**What you should do**:
Print the listing in its entirety and exactly, leaving out images.
--------
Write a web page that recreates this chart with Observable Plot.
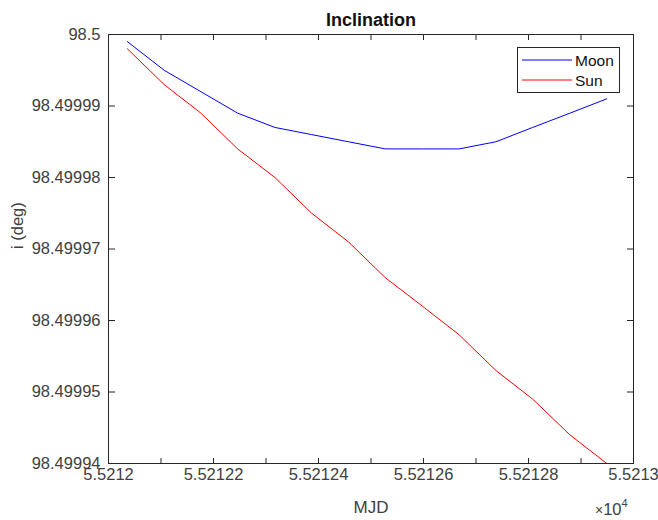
<!DOCTYPE html>
<html>
<head>
<meta charset="utf-8">
<script src="https://cdn.jsdelivr.net/npm/d3@7"></script>
<script src="https://cdn.jsdelivr.net/npm/@observablehq/plot@0.6"></script>
<style>
  body { margin: 0; background: #fff; }
  svg { display: block; }
</style>
</head>
<body>
<div id="chart"></div>
<script>
// Epochs (MJD), one sample per orbit
const mjd = [55212.036, 55212.106, 55212.176, 55212.246, 55212.317, 55212.387, 55212.457,
             55212.527, 55212.598, 55212.668, 55212.738, 55212.808, 55212.879, 55212.949];

// Inclination (deg) under each perturbing body
const moonInc = [98.499999, 98.499995, 98.499992, 98.499989, 98.499987, 98.499986, 98.499985,
                 98.499984, 98.499984, 98.499984, 98.499985, 98.499987, 98.499989, 98.499991];
const sunInc  = [98.499998, 98.499993, 98.499989, 98.499984, 98.499980, 98.499975, 98.499971,
                 98.499966, 98.499962, 98.499958, 98.499953, 98.499949, 98.499944, 98.499940];

const seriesNames = ["Moon", "Sun"];
const seriesColors = ["#0000ff", "#ff0000"];

// Axis ticks
const xTicks = [55212, 55212.1, 55212.2, 55212.3, 55212.4, 55212.5, 55212.6, 55212.7, 55212.8, 55212.9, 55213];
const xLabelTicks = [55212, 55212.2, 55212.4, 55212.6, 55212.8, 55213];
const yTicks = [98.49994, 98.49995, 98.49996, 98.49997, 98.49998, 98.49999, 98.5];

const rows = [
  ...mjd.map((t, i) => ({t, inc: moonInc[i], body: seriesNames[0]})),
  ...mjd.map((t, i) => ({t, inc: sunInc[i], body: seriesNames[1]}))
];

const axisColor = "#262626";
const fontFamily = "'Liberation Sans', Arial, sans-serif";
const fmtY = d => String(+d.toFixed(5));
const fmtX = d => String(+(d / 1e4).toFixed(5));

const plot = Plot.plot({
  width: 658,
  height: 520,
  marginLeft: 108,
  marginRight: 25,
  marginTop: 34,
  marginBottom: 57,
  style: {fontFamily, fontSize: "16.5px", color: axisColor, background: "#fff", overflow: "visible"},
  x: {domain: [55212, 55213], axis: null},
  y: {domain: [98.49994, 98.5], axis: null},
  color: {domain: seriesNames, range: seriesColors},
  marks: [
    // inward ticks on all four sides
    Plot.axisX(xTicks, {anchor: "top", frameAnchor: "bottom", tickSize: 6, fill: "none", label: null, stroke: axisColor}),
    Plot.axisX(xTicks, {anchor: "bottom", frameAnchor: "top", tickSize: 6, fill: "none", label: null, stroke: axisColor}),
    Plot.axisY(yTicks, {anchor: "right", frameAnchor: "left", tickSize: 6, fill: "none", label: null, stroke: axisColor}),
    Plot.axisY(yTicks, {anchor: "left", frameAnchor: "right", tickSize: 6, fill: "none", label: null, stroke: axisColor}),
    // tick labels
    Plot.axisX(xLabelTicks, {anchor: "bottom", tickSize: 0, tickPadding: 5, tickFormat: fmtX, label: null, fill: "#404040"}),
    Plot.axisY(yTicks, {anchor: "left", tickSize: 0, tickPadding: 8, tickFormat: fmtY, label: null, fill: "#404040"}),
    // data
    Plot.line(rows, {x: "t", y: "inc", z: "body", stroke: "body", strokeWidth: 1}),
    Plot.frame({stroke: axisColor, strokeWidth: 1}),
    // titles
    Plot.text(["Inclination"], {frameAnchor: "top", lineAnchor: "bottom", dy: -9, fontWeight: "bold", fontSize: 18, fill: "#111"}),
    Plot.text(["MJD"], {frameAnchor: "bottom", lineAnchor: "bottom", dy: 49, fontSize: 17, fill: "#404040"}),
    Plot.text(["i (deg)"], {frameAnchor: "left", rotate: -90, dx: -91, fontSize: 16.5, fill: "#404040"})
  ]
});

const svg = d3.select(plot);

// exponent note for the x axis
const expo = svg.append("text")
  .attr("x", 595).attr("y", 515)
  .attr("text-anchor", "start")
  .attr("fill", "#404040")
  .style("font-family", fontFamily);
expo.append("tspan").attr("font-size", 14).text("\u00d7");
expo.append("tspan").attr("font-size", 16.5).text("10");
expo.append("tspan").attr("font-size", 11).attr("dy", -8).text("4");

// legend box
const lg = svg.append("g").style("font-family", fontFamily).attr("text-anchor", "start");
lg.append("rect")
  .attr("x", 517.5).attr("y", 47.5).attr("width", 102).attr("height", 45)
  .attr("fill", "#fff").attr("stroke", axisColor).attr("stroke-width", 1);
seriesNames.forEach((name, i) => {
  const y = 60 + i * 20;
  lg.append("line")
    .attr("x1", 522).attr("x2", 572).attr("y1", y).attr("y2", y)
    .attr("stroke", seriesColors[i]).attr("stroke-width", 1);
  lg.append("text")
    .attr("x", 575).attr("y", y + 6)
    .attr("font-size", 15.5).attr("fill", "#111")
    .text(name);
});

document.getElementById("chart").appendChild(plot);
</script>
</body>
</html>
--------
**The output**:
Write a web page that recreates this chart with Observable Plot.
<!DOCTYPE html>
<html>
<head>
<meta charset="utf-8">
<script src="https://cdn.jsdelivr.net/npm/d3@7"></script>
<script src="https://cdn.jsdelivr.net/npm/@observablehq/plot@0.6"></script>
<style>
  body { margin: 0; background: #fff; }
  svg { display: block; }
</style>
</head>
<body>
<div id="chart"></div>
<script>
// Epochs (MJD), one sample per orbit
const mjd = [55212.036, 55212.106, 55212.176, 55212.246, 55212.317, 55212.387, 55212.457,
             55212.527, 55212.598, 55212.668, 55212.738, 55212.808, 55212.879, 55212.949];

// Inclination (deg) under each perturbing body
const moonInc = [98.499999, 98.499995, 98.499992, 98.499989, 98.499987, 98.499986, 98.499985,
                 98.499984, 98.499984, 98.499984, 98.499985, 98.499987, 98.499989, 98.499991];
const sunInc  = [98.499998, 98.499993, 98.499989, 98.499984, 98.499980, 98.499975, 98.499971,
                 98.499966, 98.499962, 98.499958, 98.499953, 98.499949, 98.499944, 98.499940];

const seriesNames = ["Moon", "Sun"];
const seriesColors = ["#0000ff", "#ff0000"];

// Axis ticks
const xTicks = [55212, 55212.1, 55212.2, 55212.3, 55212.4, 55212.5, 55212.6, 55212.7, 55212.8, 55212.9, 55213];
const xLabelTicks = [55212, 55212.2, 55212.4, 55212.6, 55212.8, 55213];
const yTicks = [98.49994, 98.49995, 98.49996, 98.49997, 98.49998, 98.49999, 98.5];

const rows = [
  ...mjd.map((t, i) => ({t, inc: moonInc[i], body: seriesNames[0]})),
  ...mjd.map((t, i) => ({t, inc: sunInc[i], body: seriesNames[1]}))
];

const axisColor = "#262626";
const fontFamily = "'Liberation Sans', Arial, sans-serif";
const fmtY = d => String(+d.toFixed(5));
const fmtX = d => String(+(d / 1e4).toFixed(5));

const plot = Plot.plot({
  width: 658,
  height: 520,
  marginLeft: 108,
  marginRight: 25,
  marginTop: 34,
  marginBottom: 57,
  style: {fontFamily, fontSize: "16.5px", color: axisColor, background: "#fff", overflow: "visible"},
  x: {domain: [55212, 55213], axis: null},
  y: {domain: [98.49994, 98.5], axis: null},
  color: {domain: seriesNames, range: seriesColors},
  marks: [
    // inward ticks on all four sides
    Plot.axisX(xTicks, {anchor: "top", frameAnchor: "bottom", tickSize: 6, fill: "none", label: null, stroke: axisColor}),
    Plot.axisX(xTicks, {anchor: "bottom", frameAnchor: "top", tickSize: 6, fill: "none", label: null, stroke: axisColor}),
    Plot.axisY(yTicks, {anchor: "right", frameAnchor: "left", tickSize: 6, fill: "none", label: null, stroke: axisColor}),
    Plot.axisY(yTicks, {anchor: "left", frameAnchor: "right", tickSize: 6, fill: "none", label: null, stroke: axisColor}),
    // tick labels
    Plot.axisX(xLabelTicks, {anchor: "bottom", tickSize: 0, tickPadding: 5, tickFormat: fmtX, label: null, fill: "#404040"}),
    Plot.axisY(yTicks, {anchor: "left", tickSize: 0, tickPadding: 8, tickFormat: fmtY, label: null, fill: "#404040"}),
    // data
    Plot.line(rows, {x: "t", y: "inc", z: "body", stroke: "body", strokeWidth: 1}),
    Plot.frame({stroke: axisColor, strokeWidth: 1}),
    // titles
    Plot.text(["Inclination"], {frameAnchor: "top", lineAnchor: "bottom", dy: -9, fontWeight: "bold", fontSize: 18, fill: "#111"}),
    Plot.text(["MJD"], {frameAnchor: "bottom", lineAnchor: "bottom", dy: 49, fontSize: 17, fill: "#404040"}),
    Plot.text(["i (deg)"], {frameAnchor: "left", rotate: -90, dx: -91, fontSize: 16.5, fill: "#404040"})
  ]
});

const svg = d3.select(plot);

// exponent note for the x axis
const expo = svg.append("text")
  .attr("x", 595).attr("y", 515)
  .attr("text-anchor", "start")
  .attr("fill", "#404040")
  .style("font-family", fontFamily);
expo.append("tspan").attr("font-size", 14).text("\u00d7");
expo.append("tspan").attr("font-size", 16.5).text("10");
expo.append("tspan").attr("font-size", 11).attr("dy", -8).text("4");

// legend box
const lg = svg.append("g").style("font-family", fontFamily).attr("text-anchor", "start");
lg.append("rect")
  .attr("x", 517.5).attr("y", 47.5).attr("width", 102).attr("height", 45)
  .attr("fill", "#fff").attr("stroke", axisColor).attr("stroke-width", 1);
seriesNames.forEach((name, i) => {
  const y = 60 + i * 20;
  lg.append("line")
    .attr("x1", 522).attr("x2", 572).attr("y1", y).attr("y2", y)
    .attr("stroke", seriesColors[i]).attr("stroke-width", 1);
  lg.append("text")
    .attr("x", 575).attr("y", y + 6)
    .attr("font-size", 15.5).attr("fill", "#111")
    .text(name);
});

document.getElementById("chart").appendChild(plot);
</script>
</body>
</html>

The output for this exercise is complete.